Él se siente agradecido con los administradores y dueños de Riocentro, y sus clientes, pero sobre todo con Dios, y tal gratitud se refleja en sus anécdotas. Entre ellas destaca que cuando al televisor que tenía en su casa se le dañó la pantalla, “el señor Rosales (un administrador del Riocentro) me preguntó si tenía televisor y me regaló uno grandote”, recuerda.

La vejez del Abuelo ha sido dura. Además de ser viudo, tuvo que ver partir a tres de sus siete hijos.
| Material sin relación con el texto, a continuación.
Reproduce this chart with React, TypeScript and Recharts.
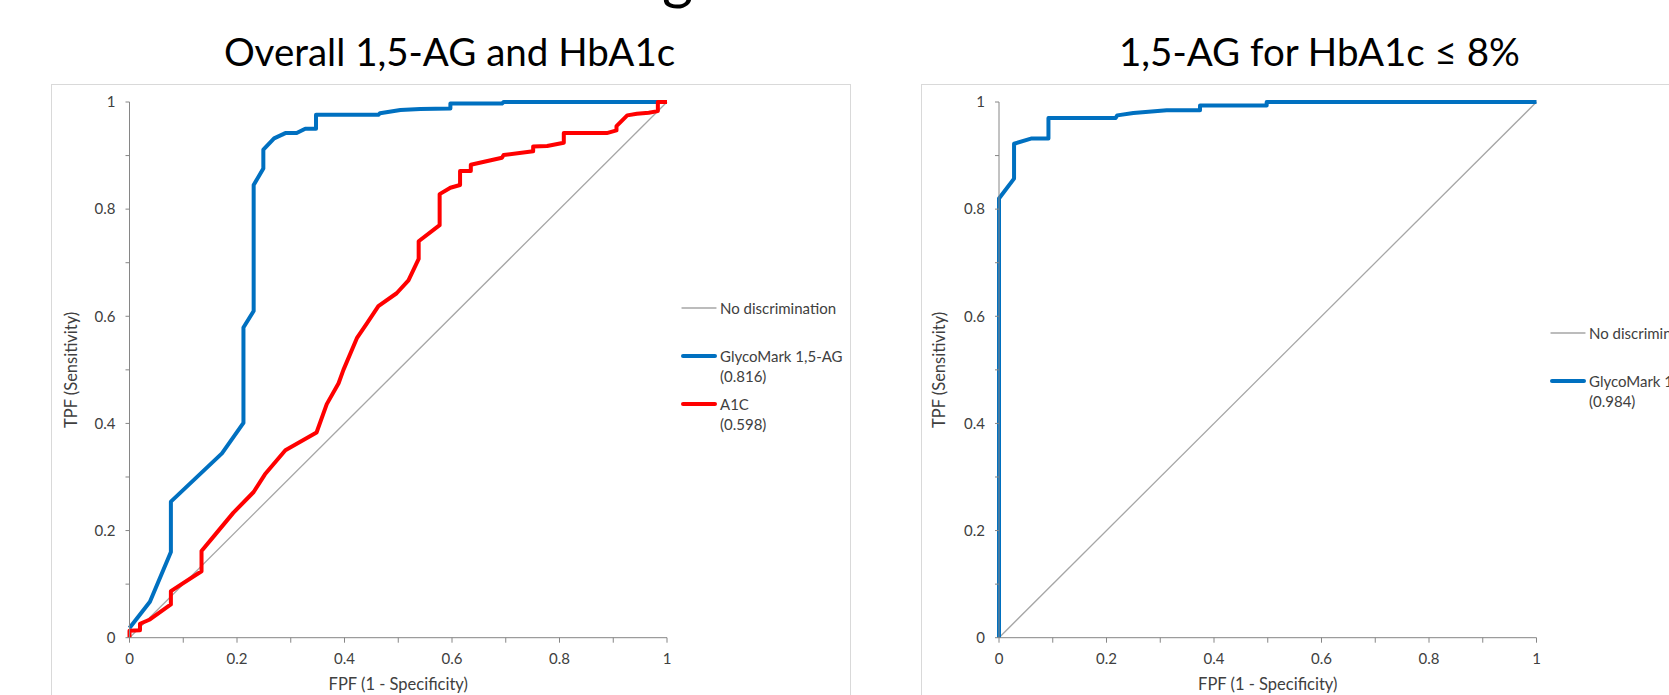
import React from 'react';
import { LineChart, Line, XAxis, YAxis, Legend } from 'recharts';

// ---------- data ----------
const axisTicks = [0, 0.1, 0.2, 0.3, 0.4, 0.5, 0.6, 0.7, 0.8, 0.9, 1];
const axisTickLabels = ['0', '', '0.2', '', '0.4', '', '0.6', '', '0.8', '', '1'];

const noDiscrimination: [number, number][] = [[0, 0], [1, 1]];

const glycoOverall: [number, number][] = [
  [0, 0.018], [0.038, 0.067], [0.077, 0.16], [0.077, 0.254], [0.172, 0.344],
  [0.212, 0.401], [0.212, 0.579], [0.231, 0.61], [0.231, 0.845], [0.249, 0.876],
  [0.249, 0.911], [0.269, 0.932], [0.29, 0.942], [0.311, 0.942], [0.327, 0.95],
  [0.347, 0.95], [0.347, 0.976], [0.463, 0.976], [0.466, 0.979], [0.504, 0.985],
  [0.541, 0.987], [0.597, 0.988], [0.597, 0.997], [0.693, 0.997], [0.696, 1],
  [1, 1],
];

const a1cOverall: [number, number][] = [
  [0, 0], [0, 0.013], [0.0195, 0.014], [0.0195, 0.026], [0.038, 0.034],
  [0.077, 0.062], [0.077, 0.087], [0.134, 0.124], [0.134, 0.162], [0.159, 0.192],
  [0.193, 0.233], [0.231, 0.272], [0.252, 0.305], [0.29, 0.35], [0.348, 0.383],
  [0.367, 0.436], [0.389, 0.475], [0.398, 0.5], [0.423, 0.559], [0.442, 0.587],
  [0.463, 0.619], [0.497, 0.643], [0.519, 0.667], [0.538, 0.707], [0.538, 0.74],
  [0.577, 0.77], [0.577, 0.828], [0.597, 0.84], [0.615, 0.845], [0.615, 0.871],
  [0.635, 0.871], [0.635, 0.883], [0.693, 0.896], [0.696, 0.901], [0.751, 0.908],
  [0.751, 0.917], [0.777, 0.918], [0.808, 0.924], [0.808, 0.942], [0.888, 0.942],
  [0.906, 0.947], [0.906, 0.955], [0.926, 0.975], [0.944, 0.978], [0.966, 0.98],
  [0.983, 0.983], [0.983, 1], [1, 1],
];

const glycoLowA1c: [number, number][] = [
  [0, 0], [0, 0.82], [0.028, 0.857], [0.028, 0.922], [0.061, 0.932],
  [0.092, 0.932], [0.092, 0.97], [0.217, 0.97], [0.22, 0.975], [0.25, 0.9795],
  [0.312, 0.9845], [0.374, 0.9845], [0.374, 0.9935], [0.498, 0.9935], [0.498, 1],
  [1, 1],
];

const leftTitle = 'Overall 1,5-AG and HbA1c';
const rightTitle = '1,5-AG for HbA1c ≤ 8%';
const xAxisTitle = 'FPF (1 - Specificity)';
const yAxisTitle = 'TPF (Sensitivity)';
const leftLegend = [['No discrimination'], ['GlycoMark 1,5-AG', '(0.816)'], ['A1C', '(0.598)']];
const rightLegend = [['No discrimination'], ['GlycoMark 1,5-AG', '(0.984)']];

// ---------- styles ----------
const FONT = 'Lato, "Open Sans", sans-serif';
const TEXT = '#404040';
const AXIS = '#868686';
const GRAY = '#A6A6A6';
const BLUE = '#0070C0';
const RED = '#FF0000';
const SMALL = 15;
const AXIS_TITLE = 16.5;

const toPts = (p: [number, number][]) => p.map(([x, y]) => ({ x, y }));
const labelFor = (v: number) => {
  const i = axisTicks.indexOf(v);
  return i >= 0 ? axisTickLabels[i] : '';
};

const XTick = (props: any) => {
  const { x, y, payload } = props;
  const t = labelFor(payload.value);
  if (!t) return <g />;
  return (
    <text x={x} y={y} dy="0.71em" textAnchor="middle" fill={TEXT} fontSize={SMALL} fontFamily={FONT}>
      {t}
    </text>
  );
};
const YTick = (props: any) => {
  const { x, y, payload } = props;
  const t = labelFor(payload.value);
  if (!t) return <g />;
  return (
    <text x={x} y={y} dy="0.355em" textAnchor="end" fill={TEXT} fontSize={SMALL} fontFamily={FONT}>
      {t}
    </text>
  );
};

type Series = { name: string; pts: [number, number][]; color: string; width: number };

const makeLegend = (labels: string[][], styles: { color: string; width: number }[]) => () => (
  <div style={{ fontFamily: FONT, fontSize: SMALL, color: TEXT }}>
    {labels.map((lines, i) => (
      <div key={i} style={{ height: 48, display: 'flex', alignItems: 'flex-start' }}>
        <svg width={36} height={20} style={{ flex: 'none' }}>
          <line
            x1={styles[i].width > 2 ? 2 : 1}
            x2={styles[i].width > 2 ? 34 : 35}
            y1={10}
            y2={10}
            stroke={styles[i].color}
            strokeWidth={styles[i].width}
            strokeLinecap="round"
          />
        </svg>
        <div style={{ marginLeft: 3, lineHeight: '20px', whiteSpace: 'nowrap' }}>
          {lines.map((l, j) => (
            <div key={j}>{l}</div>
          ))}
        </div>
      </div>
    ))}
  </div>
);

function RocPanel(props: {
  left: number;
  plotLeft: number;
  yLabelOffset: number;
  title: string;
  series: Series[];
  legend: string[][];
  legendLeft: number;
  legendTop: number;
}) {
  const { left, plotLeft, yLabelOffset, title, series, legend, legendLeft, legendTop } = props;
  const W = 797;
  const H = 640;
  const marginLeft = plotLeft - 60;
  return (
    <>
      <div
        style={{
          position: 'absolute',
          left,
          top: 84,
          width: 800,
          height: 700,
          border: '1px solid #D9D9D9',
          boxSizing: 'border-box',
        }}
      />
      <div
        style={{
          position: 'absolute',
          left,
          top: 31.5,
          width: W,
          textAlign: 'center',
          fontFamily: FONT,
          fontSize: 38.5,
          lineHeight: '38.5px',
          color: '#000',
          whiteSpace: 'nowrap',
        }}
      >
        {title}
      </div>
      <div style={{ position: 'absolute', left, top: 84 }}>
        <LineChart
          width={W}
          height={H}
          margin={{ top: 18, right: W - plotLeft - 537.5, bottom: H - 18 - 535.7 - 60, left: marginLeft }}
        >
          <XAxis
            type="number"
            dataKey="x"
            domain={[0, 1]}
            ticks={axisTicks}
            interval={0}
            tickSize={5}
            tickMargin={11}
            height={60}
            axisLine={{ stroke: AXIS }}
            tickLine={{ stroke: AXIS }}
            tick={<XTick />}
            label={{
              value: xAxisTitle,
              position: 'insideBottom',
              offset: 8,
              fill: TEXT,
              fontSize: AXIS_TITLE,
              fontFamily: FONT,
            }}
          />
          <YAxis
            type="number"
            dataKey="y"
            domain={[0, 1]}
            ticks={axisTicks}
            interval={0}
            tickSize={4}
            tickMargin={10}
            width={60}
            axisLine={{ stroke: AXIS }}
            tickLine={{ stroke: AXIS }}
            tick={<YTick />}
            label={{
              value: yAxisTitle,
              position: 'insideLeft',
              angle: -90,
              offset: yLabelOffset,
              fill: TEXT,
              fontSize: AXIS_TITLE,
              fontFamily: FONT,
              style: { textAnchor: 'middle' },
            }}
          />
          {series.map((s) => (
            <Line
              key={s.name}
              name={s.name}
              data={toPts(s.pts)}
              dataKey="y"
              type="linear"
              stroke={s.color}
              strokeWidth={s.width}
              strokeLinejoin="round"
              dot={false}
              activeDot={false}
              isAnimationActive={false}
            />
          ))}
          <Legend
            layout="vertical"
            align="center"
            verticalAlign="middle"
            content={makeLegend(legend, series)}
            wrapperStyle={{ left: legendLeft, top: legendTop, width: 220 }}
          />
        </LineChart>
      </div>
    </>
  );
}

export default function App() {
  const leftSeries: Series[] = [
    { name: 'No discrimination', pts: noDiscrimination, color: GRAY, width: 1.3 },
    { name: 'GlycoMark 1,5-AG (0.816)', pts: glycoOverall, color: BLUE, width: 4 },
    { name: 'A1C (0.598)', pts: a1cOverall, color: RED, width: 4 },
  ];
  const rightSeries: Series[] = [
    { name: 'No discrimination', pts: noDiscrimination, color: GRAY, width: 1.3 },
    { name: 'GlycoMark 1,5-AG (0.984)', pts: glycoLowA1c, color: BLUE, width: 4 },
  ];
  return (
    <div
      style={{
        position: 'absolute',
        left: 0,
        top: 0,
        width: 1669,
        height: 695,
        overflow: 'hidden',
        background: '#fff',
      }}
    >
      <div
        style={{
          position: 'absolute',
          left: 662,
          top: -55,
          fontFamily: FONT,
          fontSize: 60,
          lineHeight: '60px',
          color: '#000',
        }}
      >
        g
      </div>
      <RocPanel
        left={51}
        plotLeft={78.5}
        yLabelOffset={1.5}
        title={leftTitle}
        series={leftSeries}
        legend={leftLegend}
        legendLeft={630}
        legendTop={214.3}
      />
      <RocPanel
        left={921}
        plotLeft={78}
        yLabelOffset={0}
        title={rightTitle}
        series={rightSeries}
        legend={rightLegend}
        legendLeft={629}
        legendTop={238.7}
      />
    </div>
  );
}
Los que quedan viven en Santo Domingo de los Tsáchilas y les hizo prometer que cuando él ya no esté se deben hacer cargo de sus adorados “muchachitos” y no separarlos.

En esa provincia, según cuenta, tenía una empresa que distribuía materiales de ferretería a los “ferreteros grandes”, pero tras el feriado bancario lo perdió todo y retornó a Guayaquil, donde nació.

El Abuelo atribuye el apodo con el que todos lo conocen a los hermanos Ricardo y Francesco Bruzzone. “Ellos me llamaban abuelito. Venían y me pedían que los lleve a las fiestas y me presentaron a sus amigos pelucones (como les dice de cariño)”.

Su jornada laboral empieza temprano y culmina de madrugada y es que como él dice: “De noche cambia mi suerte”.

Acompaña a sus nietos al colegio, luego trabaja vendiendo artículos de oficina y papelería; antes de las 17:00 recoge el carro que alquila por $ 15 diarios porque el suyo le fue robado hace seis años, y se traslada al Riocentro para movilizar a sus clientes. Solo cuando la jornada no ha sido buena acude a las salas de velación de la Junta de Beneficencia para conseguir un dinero extra y retorna a su casa a las 03:00.

“Yo no fallo nunca, a no ser que se me dañe el carro”, y si continúa en la lucha, pese al cansancio que a veces lo abate, es para alimentar a sus nietos que son su vida.

Al respecto, destaca que, desde hace tres meses, el ingeniero Luis Quiroz y su esposa, “prácticamente nos llenan la refri”. Ellos lo buscaron y ahora los nietos del Abuelo los llaman “los cónsules del cielo”.